What to produce: Copy out the data exactly, leaving the pictures behind.
•••••
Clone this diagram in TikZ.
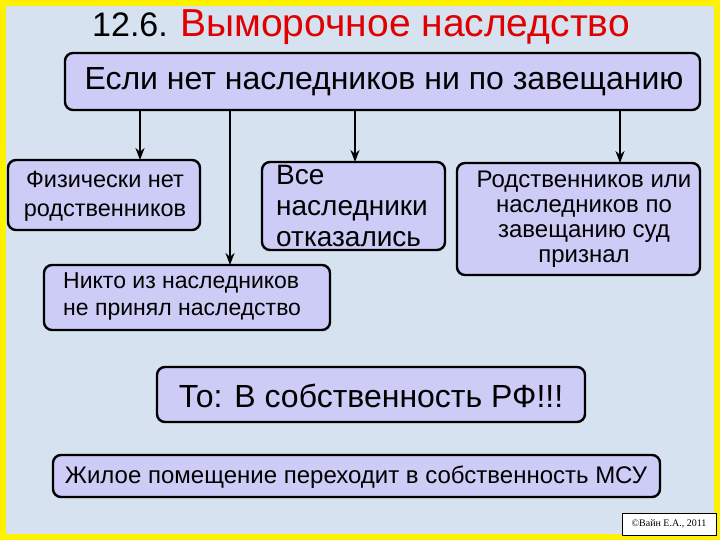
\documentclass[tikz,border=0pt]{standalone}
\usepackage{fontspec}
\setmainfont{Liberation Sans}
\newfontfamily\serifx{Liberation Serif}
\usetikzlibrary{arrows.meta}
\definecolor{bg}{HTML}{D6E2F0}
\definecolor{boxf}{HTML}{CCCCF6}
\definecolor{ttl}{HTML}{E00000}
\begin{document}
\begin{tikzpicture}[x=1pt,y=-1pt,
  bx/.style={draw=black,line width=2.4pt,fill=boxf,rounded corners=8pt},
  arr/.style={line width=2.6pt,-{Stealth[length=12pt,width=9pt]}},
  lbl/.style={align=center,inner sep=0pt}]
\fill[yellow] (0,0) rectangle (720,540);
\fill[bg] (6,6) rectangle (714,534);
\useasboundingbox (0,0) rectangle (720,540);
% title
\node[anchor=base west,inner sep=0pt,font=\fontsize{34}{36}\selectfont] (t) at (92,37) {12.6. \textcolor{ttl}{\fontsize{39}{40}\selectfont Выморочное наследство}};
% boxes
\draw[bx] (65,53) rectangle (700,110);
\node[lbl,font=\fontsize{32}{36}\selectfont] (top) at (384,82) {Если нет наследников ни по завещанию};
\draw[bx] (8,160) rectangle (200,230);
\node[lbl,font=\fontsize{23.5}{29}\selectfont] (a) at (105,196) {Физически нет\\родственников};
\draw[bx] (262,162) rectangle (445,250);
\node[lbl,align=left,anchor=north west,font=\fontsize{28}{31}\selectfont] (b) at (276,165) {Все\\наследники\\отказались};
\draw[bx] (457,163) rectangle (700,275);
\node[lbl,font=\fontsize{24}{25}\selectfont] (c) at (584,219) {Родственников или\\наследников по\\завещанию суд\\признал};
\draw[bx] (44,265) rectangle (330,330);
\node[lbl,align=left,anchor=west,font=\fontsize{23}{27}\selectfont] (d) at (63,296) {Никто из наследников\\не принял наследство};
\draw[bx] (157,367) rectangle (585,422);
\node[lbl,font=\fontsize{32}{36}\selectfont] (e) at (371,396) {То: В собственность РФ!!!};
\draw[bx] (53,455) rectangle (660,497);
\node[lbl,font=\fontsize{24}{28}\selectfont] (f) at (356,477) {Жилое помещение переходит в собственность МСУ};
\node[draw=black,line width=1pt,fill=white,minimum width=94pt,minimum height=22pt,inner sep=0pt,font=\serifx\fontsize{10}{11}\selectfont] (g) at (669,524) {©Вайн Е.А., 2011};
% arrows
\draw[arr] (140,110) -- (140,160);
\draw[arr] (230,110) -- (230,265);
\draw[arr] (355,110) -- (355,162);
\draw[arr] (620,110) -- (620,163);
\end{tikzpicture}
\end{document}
•••••
Written solution:
Clone this diagram in TikZ.
\documentclass[tikz,border=0pt]{standalone}
\usepackage{fontspec}
\setmainfont{Liberation Sans}
\newfontfamily\serifx{Liberation Serif}
\usetikzlibrary{arrows.meta}
\definecolor{bg}{HTML}{D6E2F0}
\definecolor{boxf}{HTML}{CCCCF6}
\definecolor{ttl}{HTML}{E00000}
\begin{document}
\begin{tikzpicture}[x=1pt,y=-1pt,
  bx/.style={draw=black,line width=2.4pt,fill=boxf,rounded corners=8pt},
  arr/.style={line width=2.6pt,-{Stealth[length=12pt,width=9pt]}},
  lbl/.style={align=center,inner sep=0pt}]
\fill[yellow] (0,0) rectangle (720,540);
\fill[bg] (6,6) rectangle (714,534);
\useasboundingbox (0,0) rectangle (720,540);
% title
\node[anchor=base west,inner sep=0pt,font=\fontsize{34}{36}\selectfont] (t) at (92,37) {12.6. \textcolor{ttl}{\fontsize{39}{40}\selectfont Выморочное наследство}};
% boxes
\draw[bx] (65,53) rectangle (700,110);
\node[lbl,font=\fontsize{32}{36}\selectfont] (top) at (384,82) {Если нет наследников ни по завещанию};
\draw[bx] (8,160) rectangle (200,230);
\node[lbl,font=\fontsize{23.5}{29}\selectfont] (a) at (105,196) {Физически нет\\родственников};
\draw[bx] (262,162) rectangle (445,250);
\node[lbl,align=left,anchor=north west,font=\fontsize{28}{31}\selectfont] (b) at (276,165) {Все\\наследники\\отказались};
\draw[bx] (457,163) rectangle (700,275);
\node[lbl,font=\fontsize{24}{25}\selectfont] (c) at (584,219) {Родственников или\\наследников по\\завещанию суд\\признал};
\draw[bx] (44,265) rectangle (330,330);
\node[lbl,align=left,anchor=west,font=\fontsize{23}{27}\selectfont] (d) at (63,296) {Никто из наследников\\не принял наследство};
\draw[bx] (157,367) rectangle (585,422);
\node[lbl,font=\fontsize{32}{36}\selectfont] (e) at (371,396) {То: В собственность РФ!!!};
\draw[bx] (53,455) rectangle (660,497);
\node[lbl,font=\fontsize{24}{28}\selectfont] (f) at (356,477) {Жилое помещение переходит в собственность МСУ};
\node[draw=black,line width=1pt,fill=white,minimum width=94pt,minimum height=22pt,inner sep=0pt,font=\serifx\fontsize{10}{11}\selectfont] (g) at (669,524) {©Вайн Е.А., 2011};
% arrows
\draw[arr] (140,110) -- (140,160);
\draw[arr] (230,110) -- (230,265);
\draw[arr] (355,110) -- (355,162);
\draw[arr] (620,110) -- (620,163);
\end{tikzpicture}
\end{document}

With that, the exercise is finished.